Epikritische Sensibilität
Synonym: epikritische Wahrnehmung
Englisch: epicritic sensibility
Definition
Als epikritische Sensibilität werden die Körperempfindungen zusammengefasst, die der diskriminatorischen Wahrnehmung von Druck, Berührung und Vibration ("Feinwahrnehmung") und der bewussten Wahrnehmung des Stellungssinns (Propriozeption) dienen.
siehe auch: protopathische Sensibilität
Neuroanatomie
Nach der Art ihrer Aufgaben bezeichnet man die dafür vorgesehenen Rezeptoren als
- Exterozeptoren (z.B. Vater-Pacini-Körperchen), die Informationen über Lokalisation und Feinabstimmung von Berührungen liefern und
- Propriozeptoren, zu denen Muskelspindeln und Golgi-Sehnenorgane gehören und die Informationen über die Stellung der Muskeln und Gelenke vermitteln.
Die Informationen von Exterozeptoren laufen über Nervenfasern der Gruppe Aß bzw. II. Dabei handelt es sich um dicke myelinisierte Fasern mit einem Durchmesser von 5-10 µm und einer Leitungsgeschwindigkeit von 30 bis 70 m/s. Die Propriozeptoren vermitteln die Impulse über Nervenfasern der Gruppen Ia und Ib bzw. der Gruppe Aα.
Die Weiterleitung des feinen Tast- und Berührungsempfindens sowie der bewussten Propriozeption erfolgt über die Hinterstrangbahnen.

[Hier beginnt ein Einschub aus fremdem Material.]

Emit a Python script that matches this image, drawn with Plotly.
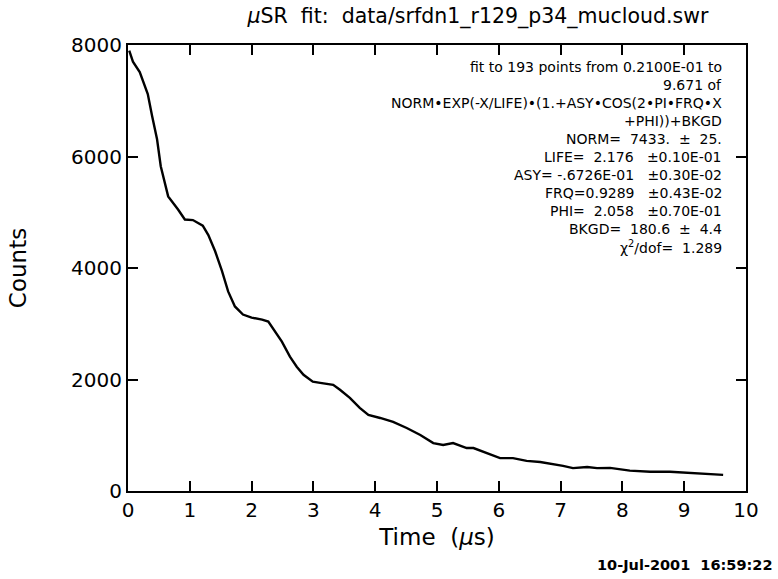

Im Gegensatz dazu erfolgt die Weiterleitung der protopathischen Sensibilität (Schmerz, Temperatur, grobe Tast- und Berührungsempfindungen, unbewusste Propriozeption) über Vorderseiten- und Kleinhirnseitenstrangbahnen (u.a. Tractus spinocerebellaris anterior, lateralis und posterior).
Die Trennung in epikritisch und protopathisch sowie in bewusste und unbewusste Propriozeption wird primär aus didaktischen Gründen vorgenommen. Über Kollateralen sind die einzelnen Bahnen verbunden, sodass eine strenge Einteilung nicht möglich ist.
Hinterstrangbahnen
Die Hinterstrangbahnen verlaufen zunächst ungekreuzt, d.h. ipsilateral als Fasciculus gracilis für die untere Extremität und als Fasciculus cuneatus für die obere Extremität.
Impulse des ersten Neurons (pseudounipolare Spinalganglien) werden dann im Hirnstamm im Nucleus gracilis bzw. Nucleus cuneatus auf das zweite Neuron umgeschaltet. Die Axone der zweiten Neurone bilden den Lemniscus medialis, kreuzen in der Decussatio lemnisci medialis auf die Gegenseite und werden im Thalamus (Nucleus ventralis posterolateralis) umgeschaltet. Die Axone des dritten Neurons verlaufen durch die Capsula interna zum Gyrus postcentralis.
Epikritische Sensibilität im Kopfbereich
Perikarya der primär afferenten Neuronen liegen im Ganglion trigeminale. Die Informationen der Mechanorezeptoren im Kopfbereich werden über den Tractus spinalis nervi trigemini zum Nucleus spinalis nervi trigemini bzw. Nucleus principalis nervi trigemini weitergeleitet. Die Axone des zweiten Neurons kreuzen überwiegend auf die Gegenseite und bilden den Lemniscus trigeminalis, der zum Nucleus ventralis posteromedialis des Thalamus zieht.
Pseudounipolare Neurone der trigeminalen Propriozeption besitzen ihre Perikarya im Nucleus mesencephalicus nervi trigemini. Hier erfolgt keine Umschaltung der Informationen von Muskelspindelafferenzen ipsilateraler Kaumuskeln. Die zentralen Fortsätze bilden synaptische Kontakte zu den Motoneuronen des Nucleus motorius nervi trigemini. Diese monosynaptische Verbindung ist die Grundlage für die Dehnungsreflexe der Kaumuskeln (Masseterreflex).